So if there is a table in the database shown as below:
Key2 DateTimeAge
AAA1 XXX XXX XXX
AAA2 XXX XXX XXX
AAA3 XXX XXX XXX
AAA4 XXX XXX XXX
AAA5 XXX XXX XXX
AAA6 XXX XXX XXX
AAA7 XXX XXX XXX
AAA8 XXX XXX XXX
BBB1 XXX XXX XXX
BBB2 XXX XXX XXX
BBB3 XXX XXX XXX
BBB4 XXX XXX XXX
BBB5 XXX XXX XXX
CCC1 XXX XXX XXX
CCC2 XXX XXX XXX
CCC3 XXX XXX XXX
CCC4 XXX XXX XXX
CCC5 XXX XXX XXX
CCC6 XXX XXX XXX
CCC7 XXX XXX XXX
DDD1 XXX XXX XXX
DDD2 XXX XXX XXX
DDD3 XXX XXX XXX
DDD4 XXX XXX XXX
DDD5 XXX XXX XXX
DDD6 XXX XXX XXX
DDD7 XXX XXX XXX
I have a 2nd table, given as
1 AAA
2 DDD
3 CCC
Since AAA,DDD and CCC are in table2, I want to scan all rows corresponding to these 3 values from table1, i.e, I want to get AAA1-AAA8, DDD1 -DDD7 and CCC1-CCC7.

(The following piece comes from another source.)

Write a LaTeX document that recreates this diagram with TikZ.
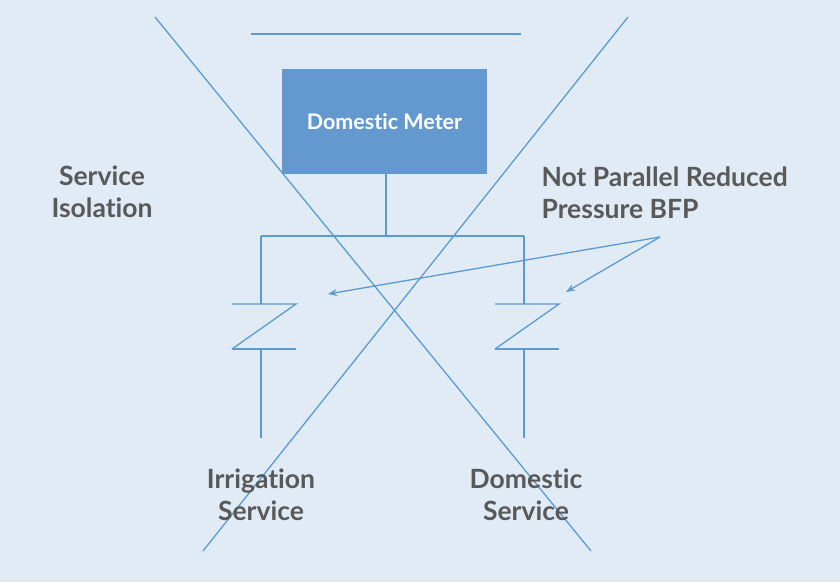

The table1 is a Hadoop database table, and has millions of rows. I only want to scan it for rows which I get from table1.
Could anyone help me with an efficent way of doing this? I have table1 as an RDD, and table2 is in HBase.